■ What is needed ■
Scan the following material for the string "chart" and copy each line in which it appears.

■ Stored records ■
---------------

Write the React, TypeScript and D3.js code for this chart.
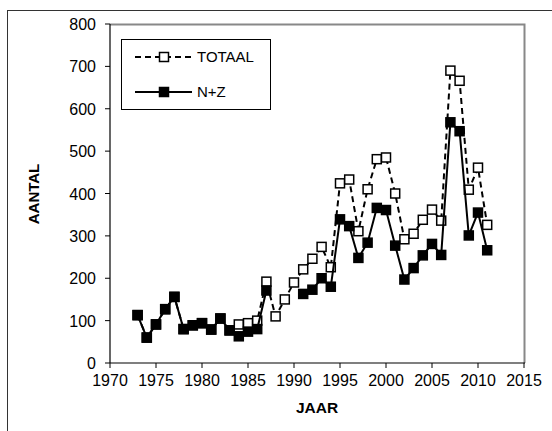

---------------

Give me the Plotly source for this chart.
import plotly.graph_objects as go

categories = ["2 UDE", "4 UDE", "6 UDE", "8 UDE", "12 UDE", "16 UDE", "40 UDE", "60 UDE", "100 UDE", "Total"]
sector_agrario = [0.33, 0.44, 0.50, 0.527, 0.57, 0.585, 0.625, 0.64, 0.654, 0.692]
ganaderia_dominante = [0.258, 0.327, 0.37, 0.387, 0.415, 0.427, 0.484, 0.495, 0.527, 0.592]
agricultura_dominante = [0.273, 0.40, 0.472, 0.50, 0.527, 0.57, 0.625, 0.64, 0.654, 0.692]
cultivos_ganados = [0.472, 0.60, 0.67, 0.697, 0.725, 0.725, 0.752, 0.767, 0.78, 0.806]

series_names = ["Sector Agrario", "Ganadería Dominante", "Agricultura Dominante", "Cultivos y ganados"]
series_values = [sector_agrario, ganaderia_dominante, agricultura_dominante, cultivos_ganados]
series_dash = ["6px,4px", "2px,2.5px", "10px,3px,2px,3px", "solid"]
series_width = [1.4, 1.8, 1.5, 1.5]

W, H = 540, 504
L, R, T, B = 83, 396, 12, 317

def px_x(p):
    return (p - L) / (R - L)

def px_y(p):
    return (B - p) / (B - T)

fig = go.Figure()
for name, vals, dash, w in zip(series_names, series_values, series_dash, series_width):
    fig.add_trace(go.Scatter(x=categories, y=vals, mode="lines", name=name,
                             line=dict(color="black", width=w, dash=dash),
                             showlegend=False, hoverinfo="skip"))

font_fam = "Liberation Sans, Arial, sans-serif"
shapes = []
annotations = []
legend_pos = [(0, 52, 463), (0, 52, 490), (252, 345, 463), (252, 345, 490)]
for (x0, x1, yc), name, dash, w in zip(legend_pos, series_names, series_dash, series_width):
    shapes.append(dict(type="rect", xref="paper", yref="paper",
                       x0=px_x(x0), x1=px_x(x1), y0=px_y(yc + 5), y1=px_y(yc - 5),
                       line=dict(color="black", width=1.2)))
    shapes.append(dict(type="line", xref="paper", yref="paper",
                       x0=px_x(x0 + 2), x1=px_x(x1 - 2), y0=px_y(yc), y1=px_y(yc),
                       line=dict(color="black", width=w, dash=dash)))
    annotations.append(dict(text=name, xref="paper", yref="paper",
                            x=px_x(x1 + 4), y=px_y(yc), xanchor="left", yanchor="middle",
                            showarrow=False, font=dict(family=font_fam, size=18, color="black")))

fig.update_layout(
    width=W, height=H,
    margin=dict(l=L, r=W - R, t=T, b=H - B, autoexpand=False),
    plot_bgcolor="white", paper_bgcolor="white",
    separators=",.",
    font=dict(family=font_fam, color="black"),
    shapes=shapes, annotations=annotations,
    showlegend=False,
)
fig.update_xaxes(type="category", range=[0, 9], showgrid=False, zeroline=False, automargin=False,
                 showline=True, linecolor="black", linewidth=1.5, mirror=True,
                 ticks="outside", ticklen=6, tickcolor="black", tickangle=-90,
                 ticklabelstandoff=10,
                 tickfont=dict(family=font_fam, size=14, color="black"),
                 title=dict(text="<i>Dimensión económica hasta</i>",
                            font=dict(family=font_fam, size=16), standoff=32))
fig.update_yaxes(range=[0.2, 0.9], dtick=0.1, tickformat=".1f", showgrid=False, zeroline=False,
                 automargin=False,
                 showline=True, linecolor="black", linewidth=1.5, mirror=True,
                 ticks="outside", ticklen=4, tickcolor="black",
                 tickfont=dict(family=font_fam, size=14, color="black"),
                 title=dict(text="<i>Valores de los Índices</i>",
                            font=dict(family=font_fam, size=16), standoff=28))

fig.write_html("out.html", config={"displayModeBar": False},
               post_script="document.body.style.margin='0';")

---------------

■ Response to this exercise ■
Write the React, TypeScript and D3.js code for this chart.
Give me the Plotly source for this chart.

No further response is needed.